#### TASK INSTRUCTIONS:
Starting with the first line of the listing, quote each line exactly until and including the one with "import plotly.graph_objects as go", leaving pictures out.

#### DATASET:

::::::::::

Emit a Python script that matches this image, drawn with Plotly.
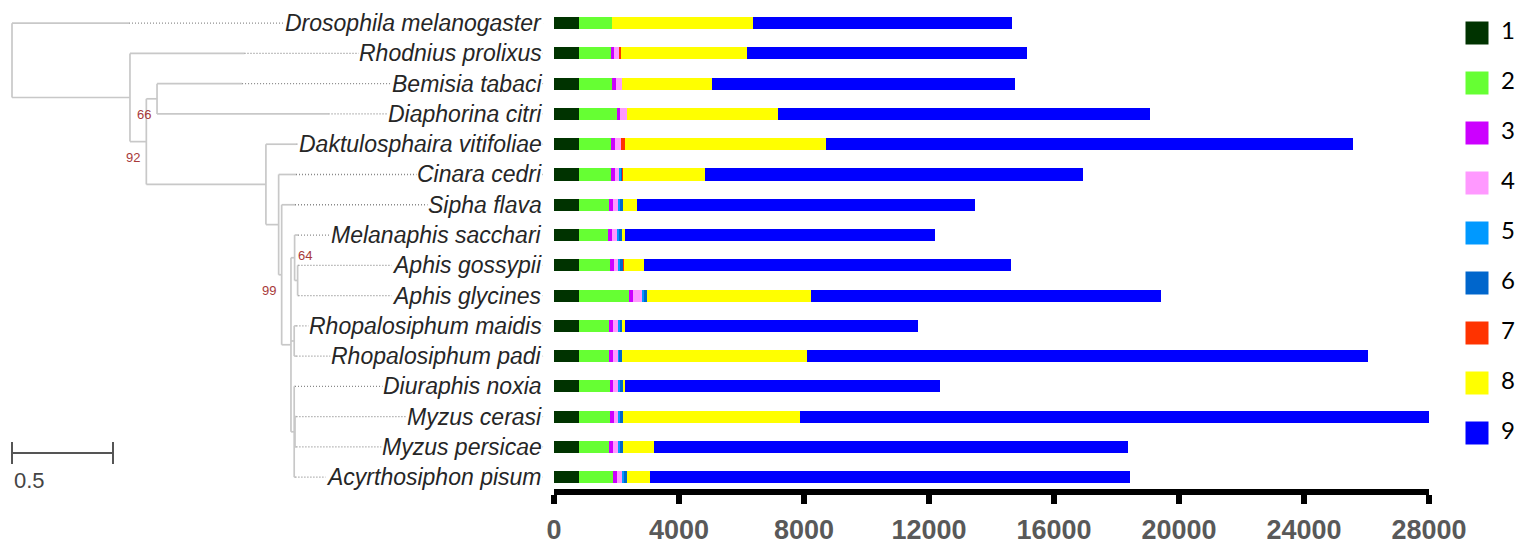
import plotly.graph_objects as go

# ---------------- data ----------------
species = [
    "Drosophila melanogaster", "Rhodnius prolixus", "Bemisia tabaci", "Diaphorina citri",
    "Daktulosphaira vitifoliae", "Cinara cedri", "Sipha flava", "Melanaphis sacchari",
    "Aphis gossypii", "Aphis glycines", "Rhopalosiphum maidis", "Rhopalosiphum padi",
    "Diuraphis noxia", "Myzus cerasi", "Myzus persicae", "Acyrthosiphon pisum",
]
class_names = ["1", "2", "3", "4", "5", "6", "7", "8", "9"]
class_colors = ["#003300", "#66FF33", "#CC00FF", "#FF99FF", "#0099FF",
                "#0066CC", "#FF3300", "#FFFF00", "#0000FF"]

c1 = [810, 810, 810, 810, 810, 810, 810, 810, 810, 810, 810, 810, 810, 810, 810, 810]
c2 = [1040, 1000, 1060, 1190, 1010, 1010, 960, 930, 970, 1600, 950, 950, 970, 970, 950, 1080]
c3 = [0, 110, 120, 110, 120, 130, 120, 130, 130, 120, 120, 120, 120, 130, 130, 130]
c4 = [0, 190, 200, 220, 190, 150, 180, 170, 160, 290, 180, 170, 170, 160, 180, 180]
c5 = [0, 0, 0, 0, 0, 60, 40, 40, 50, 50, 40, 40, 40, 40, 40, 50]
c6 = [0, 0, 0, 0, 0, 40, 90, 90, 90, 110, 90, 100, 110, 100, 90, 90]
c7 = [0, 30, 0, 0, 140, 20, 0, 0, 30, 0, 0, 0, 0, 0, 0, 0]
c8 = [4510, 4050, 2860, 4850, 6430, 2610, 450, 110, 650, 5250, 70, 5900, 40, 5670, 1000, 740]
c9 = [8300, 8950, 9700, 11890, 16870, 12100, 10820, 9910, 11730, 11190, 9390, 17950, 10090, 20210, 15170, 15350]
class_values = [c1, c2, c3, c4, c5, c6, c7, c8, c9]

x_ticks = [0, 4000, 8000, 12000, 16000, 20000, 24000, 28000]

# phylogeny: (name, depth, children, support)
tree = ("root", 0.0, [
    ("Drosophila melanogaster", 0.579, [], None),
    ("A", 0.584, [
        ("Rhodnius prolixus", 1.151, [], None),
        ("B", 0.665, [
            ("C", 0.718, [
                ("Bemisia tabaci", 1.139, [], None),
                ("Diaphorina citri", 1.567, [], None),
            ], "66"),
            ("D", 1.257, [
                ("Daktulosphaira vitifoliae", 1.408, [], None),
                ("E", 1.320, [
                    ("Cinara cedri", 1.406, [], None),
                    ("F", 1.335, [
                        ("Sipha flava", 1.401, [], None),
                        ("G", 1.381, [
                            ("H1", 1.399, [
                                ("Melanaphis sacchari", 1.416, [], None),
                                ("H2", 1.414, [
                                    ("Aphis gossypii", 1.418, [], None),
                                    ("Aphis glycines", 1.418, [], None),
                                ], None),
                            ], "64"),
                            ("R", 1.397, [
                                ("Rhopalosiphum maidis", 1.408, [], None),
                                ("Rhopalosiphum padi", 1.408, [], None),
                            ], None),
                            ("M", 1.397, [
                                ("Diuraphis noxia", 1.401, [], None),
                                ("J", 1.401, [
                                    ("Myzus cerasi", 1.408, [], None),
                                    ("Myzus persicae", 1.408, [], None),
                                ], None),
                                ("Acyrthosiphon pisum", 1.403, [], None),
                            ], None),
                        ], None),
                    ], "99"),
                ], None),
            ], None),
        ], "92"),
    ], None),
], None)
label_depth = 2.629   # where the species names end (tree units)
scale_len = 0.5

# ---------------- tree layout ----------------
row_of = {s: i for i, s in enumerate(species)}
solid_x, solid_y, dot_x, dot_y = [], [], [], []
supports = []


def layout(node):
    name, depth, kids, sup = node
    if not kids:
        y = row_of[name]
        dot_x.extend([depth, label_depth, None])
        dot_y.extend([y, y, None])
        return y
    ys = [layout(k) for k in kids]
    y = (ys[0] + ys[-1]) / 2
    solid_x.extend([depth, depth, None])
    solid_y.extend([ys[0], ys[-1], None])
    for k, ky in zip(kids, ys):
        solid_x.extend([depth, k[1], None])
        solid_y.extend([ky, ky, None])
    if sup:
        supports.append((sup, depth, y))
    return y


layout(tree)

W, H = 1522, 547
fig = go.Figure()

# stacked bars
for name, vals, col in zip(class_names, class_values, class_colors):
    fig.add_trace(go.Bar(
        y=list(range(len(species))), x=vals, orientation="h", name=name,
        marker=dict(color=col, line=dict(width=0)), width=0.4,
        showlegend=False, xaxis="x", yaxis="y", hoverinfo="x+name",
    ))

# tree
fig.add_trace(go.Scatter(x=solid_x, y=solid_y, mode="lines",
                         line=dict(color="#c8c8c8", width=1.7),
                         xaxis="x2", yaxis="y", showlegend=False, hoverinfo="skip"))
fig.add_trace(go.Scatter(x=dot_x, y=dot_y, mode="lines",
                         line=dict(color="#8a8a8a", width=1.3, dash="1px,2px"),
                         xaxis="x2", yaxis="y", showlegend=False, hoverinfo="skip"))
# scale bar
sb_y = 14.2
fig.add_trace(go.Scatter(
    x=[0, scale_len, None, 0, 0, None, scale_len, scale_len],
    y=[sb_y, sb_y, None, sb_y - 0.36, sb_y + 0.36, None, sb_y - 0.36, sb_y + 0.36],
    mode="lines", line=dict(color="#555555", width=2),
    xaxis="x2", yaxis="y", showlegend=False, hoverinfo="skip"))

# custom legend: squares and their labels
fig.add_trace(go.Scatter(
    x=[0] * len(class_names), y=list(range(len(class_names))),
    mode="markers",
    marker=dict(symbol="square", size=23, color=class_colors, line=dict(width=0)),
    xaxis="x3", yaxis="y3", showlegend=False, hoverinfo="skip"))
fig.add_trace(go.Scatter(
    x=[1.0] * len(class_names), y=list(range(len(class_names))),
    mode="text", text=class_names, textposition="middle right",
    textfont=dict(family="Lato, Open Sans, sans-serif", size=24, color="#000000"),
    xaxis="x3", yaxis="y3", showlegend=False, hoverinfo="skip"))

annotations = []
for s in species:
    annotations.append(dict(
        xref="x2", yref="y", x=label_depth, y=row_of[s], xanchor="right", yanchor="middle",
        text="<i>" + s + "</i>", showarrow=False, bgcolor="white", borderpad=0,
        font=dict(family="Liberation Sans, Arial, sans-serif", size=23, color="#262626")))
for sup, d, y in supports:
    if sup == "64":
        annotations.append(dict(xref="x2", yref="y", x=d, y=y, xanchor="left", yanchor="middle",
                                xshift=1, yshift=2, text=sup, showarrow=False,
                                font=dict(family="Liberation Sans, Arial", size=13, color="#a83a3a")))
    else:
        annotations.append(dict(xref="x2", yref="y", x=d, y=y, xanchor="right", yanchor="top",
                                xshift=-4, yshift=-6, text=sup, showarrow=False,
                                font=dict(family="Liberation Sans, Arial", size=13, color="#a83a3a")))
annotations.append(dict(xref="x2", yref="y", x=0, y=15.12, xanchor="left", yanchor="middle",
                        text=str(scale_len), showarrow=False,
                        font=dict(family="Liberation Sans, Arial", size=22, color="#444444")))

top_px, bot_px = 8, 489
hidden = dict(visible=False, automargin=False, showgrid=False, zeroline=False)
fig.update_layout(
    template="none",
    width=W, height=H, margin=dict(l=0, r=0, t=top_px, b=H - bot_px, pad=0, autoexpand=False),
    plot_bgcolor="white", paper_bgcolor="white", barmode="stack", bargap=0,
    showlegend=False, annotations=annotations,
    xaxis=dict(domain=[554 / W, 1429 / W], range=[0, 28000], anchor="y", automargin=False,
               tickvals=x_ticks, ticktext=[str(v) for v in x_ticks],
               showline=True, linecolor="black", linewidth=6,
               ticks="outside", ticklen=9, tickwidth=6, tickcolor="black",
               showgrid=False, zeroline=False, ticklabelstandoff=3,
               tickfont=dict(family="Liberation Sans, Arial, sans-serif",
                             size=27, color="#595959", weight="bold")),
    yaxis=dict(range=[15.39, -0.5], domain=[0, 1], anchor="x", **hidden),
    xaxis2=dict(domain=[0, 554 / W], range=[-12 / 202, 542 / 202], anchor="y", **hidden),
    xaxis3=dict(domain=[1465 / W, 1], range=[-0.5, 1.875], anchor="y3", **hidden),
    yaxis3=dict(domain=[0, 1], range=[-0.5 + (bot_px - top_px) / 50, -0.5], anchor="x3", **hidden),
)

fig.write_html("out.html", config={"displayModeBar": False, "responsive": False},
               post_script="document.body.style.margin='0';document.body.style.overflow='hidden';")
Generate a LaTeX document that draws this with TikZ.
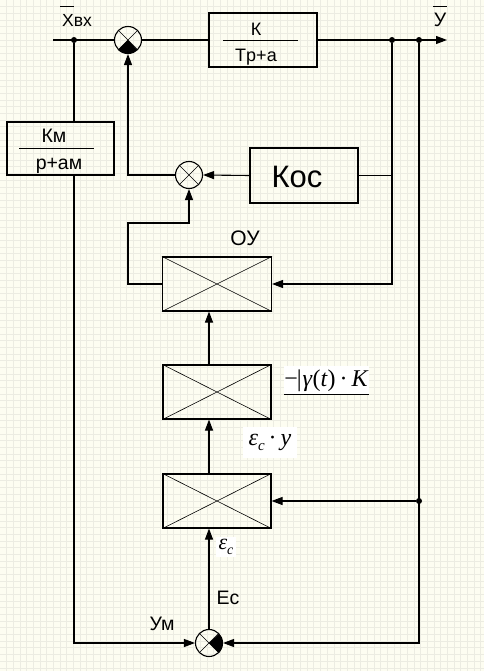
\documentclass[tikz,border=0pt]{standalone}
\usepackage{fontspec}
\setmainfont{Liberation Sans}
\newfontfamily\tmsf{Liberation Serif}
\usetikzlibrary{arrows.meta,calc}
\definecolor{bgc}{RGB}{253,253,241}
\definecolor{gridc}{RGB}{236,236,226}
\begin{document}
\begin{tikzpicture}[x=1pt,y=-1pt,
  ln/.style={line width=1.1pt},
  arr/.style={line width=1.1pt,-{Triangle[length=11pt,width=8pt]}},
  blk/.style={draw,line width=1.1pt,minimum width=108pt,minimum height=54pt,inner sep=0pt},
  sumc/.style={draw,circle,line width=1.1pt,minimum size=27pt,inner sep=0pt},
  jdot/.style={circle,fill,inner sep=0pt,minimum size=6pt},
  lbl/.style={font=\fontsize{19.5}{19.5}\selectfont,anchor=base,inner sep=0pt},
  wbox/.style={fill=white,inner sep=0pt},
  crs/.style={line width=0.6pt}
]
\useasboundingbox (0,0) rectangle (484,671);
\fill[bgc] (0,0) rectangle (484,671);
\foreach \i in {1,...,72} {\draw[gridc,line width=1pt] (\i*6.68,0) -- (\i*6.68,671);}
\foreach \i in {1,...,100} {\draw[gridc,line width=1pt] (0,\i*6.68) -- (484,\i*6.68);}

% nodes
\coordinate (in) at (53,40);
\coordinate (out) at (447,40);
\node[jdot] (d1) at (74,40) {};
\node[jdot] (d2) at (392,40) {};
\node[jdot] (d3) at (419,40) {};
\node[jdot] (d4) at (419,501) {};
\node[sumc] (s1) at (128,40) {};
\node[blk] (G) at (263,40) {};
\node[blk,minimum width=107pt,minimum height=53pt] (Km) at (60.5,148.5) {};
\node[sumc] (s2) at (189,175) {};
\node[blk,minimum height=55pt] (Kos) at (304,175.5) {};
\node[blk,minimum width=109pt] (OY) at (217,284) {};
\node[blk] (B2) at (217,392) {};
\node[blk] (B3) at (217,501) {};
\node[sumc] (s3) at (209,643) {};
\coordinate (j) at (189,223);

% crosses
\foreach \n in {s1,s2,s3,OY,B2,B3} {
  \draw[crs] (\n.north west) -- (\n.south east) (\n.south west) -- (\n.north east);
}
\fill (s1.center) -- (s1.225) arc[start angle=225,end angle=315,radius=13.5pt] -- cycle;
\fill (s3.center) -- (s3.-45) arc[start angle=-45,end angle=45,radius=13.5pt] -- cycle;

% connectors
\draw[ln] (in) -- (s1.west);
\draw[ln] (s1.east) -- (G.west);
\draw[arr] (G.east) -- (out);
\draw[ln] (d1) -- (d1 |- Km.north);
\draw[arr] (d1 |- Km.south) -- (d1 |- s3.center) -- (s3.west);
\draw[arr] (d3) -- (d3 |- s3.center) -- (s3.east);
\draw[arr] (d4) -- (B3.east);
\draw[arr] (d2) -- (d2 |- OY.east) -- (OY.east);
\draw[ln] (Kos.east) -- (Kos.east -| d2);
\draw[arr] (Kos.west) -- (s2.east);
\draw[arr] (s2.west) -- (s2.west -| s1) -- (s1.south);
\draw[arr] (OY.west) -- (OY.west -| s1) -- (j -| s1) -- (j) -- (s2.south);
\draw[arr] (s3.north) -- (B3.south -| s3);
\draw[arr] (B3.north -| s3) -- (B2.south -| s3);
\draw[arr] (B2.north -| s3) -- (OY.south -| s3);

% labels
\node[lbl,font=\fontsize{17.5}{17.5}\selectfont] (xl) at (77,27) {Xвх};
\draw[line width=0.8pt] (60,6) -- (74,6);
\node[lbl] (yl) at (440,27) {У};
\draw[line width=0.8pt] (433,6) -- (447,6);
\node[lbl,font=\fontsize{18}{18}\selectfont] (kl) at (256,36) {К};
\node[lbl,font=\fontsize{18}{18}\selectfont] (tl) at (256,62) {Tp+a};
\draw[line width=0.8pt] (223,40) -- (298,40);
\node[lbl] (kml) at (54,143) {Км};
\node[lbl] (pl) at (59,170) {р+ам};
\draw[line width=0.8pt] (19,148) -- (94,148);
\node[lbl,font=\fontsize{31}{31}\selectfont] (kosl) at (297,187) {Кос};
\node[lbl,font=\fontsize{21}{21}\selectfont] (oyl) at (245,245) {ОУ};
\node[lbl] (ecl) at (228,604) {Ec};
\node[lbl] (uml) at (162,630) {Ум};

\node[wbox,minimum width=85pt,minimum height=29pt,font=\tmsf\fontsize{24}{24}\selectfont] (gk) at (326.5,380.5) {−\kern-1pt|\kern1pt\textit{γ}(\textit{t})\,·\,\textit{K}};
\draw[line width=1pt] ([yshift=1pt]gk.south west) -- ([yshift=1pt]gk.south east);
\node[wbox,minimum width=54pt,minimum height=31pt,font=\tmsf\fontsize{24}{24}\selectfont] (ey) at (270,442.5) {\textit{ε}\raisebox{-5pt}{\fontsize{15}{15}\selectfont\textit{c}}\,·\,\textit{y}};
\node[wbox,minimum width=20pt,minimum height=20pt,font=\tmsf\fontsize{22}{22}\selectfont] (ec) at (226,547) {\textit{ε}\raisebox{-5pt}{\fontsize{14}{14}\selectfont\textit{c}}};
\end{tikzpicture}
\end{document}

::::::::::

#### OUTPUT BELOW:
Emit a Python script that matches this image, drawn with Plotly.
import plotly.graph_objects as go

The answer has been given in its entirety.